> Instructions to follow:
Please transcribe the listing below in full and word for word, without its pictures.

> Dataset content:
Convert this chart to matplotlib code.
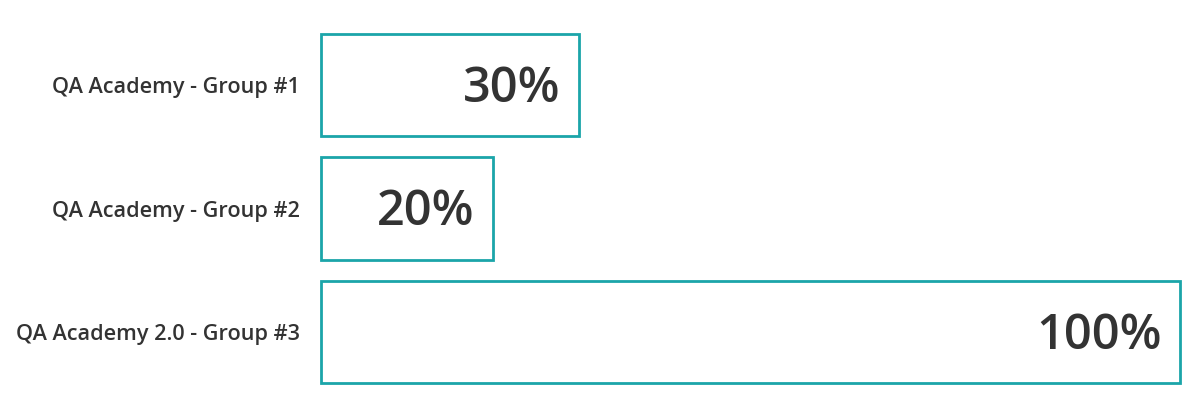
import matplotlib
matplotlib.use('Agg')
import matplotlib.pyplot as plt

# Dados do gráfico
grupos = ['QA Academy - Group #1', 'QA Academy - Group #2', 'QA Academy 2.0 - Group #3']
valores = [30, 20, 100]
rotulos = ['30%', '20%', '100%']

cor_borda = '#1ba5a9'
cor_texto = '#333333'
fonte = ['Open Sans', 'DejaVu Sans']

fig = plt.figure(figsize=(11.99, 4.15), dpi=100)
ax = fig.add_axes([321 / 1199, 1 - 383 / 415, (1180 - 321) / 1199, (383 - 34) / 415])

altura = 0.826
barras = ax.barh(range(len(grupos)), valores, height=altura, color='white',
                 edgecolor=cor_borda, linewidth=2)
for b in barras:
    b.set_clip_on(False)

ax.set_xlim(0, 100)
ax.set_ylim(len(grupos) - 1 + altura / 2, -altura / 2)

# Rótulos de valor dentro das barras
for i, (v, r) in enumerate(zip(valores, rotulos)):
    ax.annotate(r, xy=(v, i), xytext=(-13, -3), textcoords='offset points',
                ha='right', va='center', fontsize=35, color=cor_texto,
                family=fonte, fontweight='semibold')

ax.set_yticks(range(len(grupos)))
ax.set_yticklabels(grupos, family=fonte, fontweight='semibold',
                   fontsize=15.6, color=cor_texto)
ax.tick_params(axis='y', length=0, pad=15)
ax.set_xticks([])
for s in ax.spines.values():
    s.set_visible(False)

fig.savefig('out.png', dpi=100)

> Correct result:
Convert this chart to matplotlib code.
import matplotlib
matplotlib.use('Agg')
import matplotlib.pyplot as plt

# Dados do gráfico
grupos = ['QA Academy - Group #1', 'QA Academy - Group #2', 'QA Academy 2.0 - Group #3']
valores = [30, 20, 100]
rotulos = ['30%', '20%', '100%']

cor_borda = '#1ba5a9'
cor_texto = '#333333'
fonte = ['Open Sans', 'DejaVu Sans']

fig = plt.figure(figsize=(11.99, 4.15), dpi=100)
ax = fig.add_axes([321 / 1199, 1 - 383 / 415, (1180 - 321) / 1199, (383 - 34) / 415])

altura = 0.826
barras = ax.barh(range(len(grupos)), valores, height=altura, color='white',
                 edgecolor=cor_borda, linewidth=2)
for b in barras:
    b.set_clip_on(False)

ax.set_xlim(0, 100)
ax.set_ylim(len(grupos) - 1 + altura / 2, -altura / 2)

# Rótulos de valor dentro das barras
for i, (v, r) in enumerate(zip(valores, rotulos)):
    ax.annotate(r, xy=(v, i), xytext=(-13, -3), textcoords='offset points',
                ha='right', va='center', fontsize=35, color=cor_texto,
                family=fonte, fontweight='semibold')

ax.set_yticks(range(len(grupos)))
ax.set_yticklabels(grupos, family=fonte, fontweight='semibold',
                   fontsize=15.6, color=cor_texto)
ax.tick_params(axis='y', length=0, pad=15)
ax.set_xticks([])
for s in ax.spines.values():
    s.set_visible(False)

fig.savefig('out.png', dpi=100)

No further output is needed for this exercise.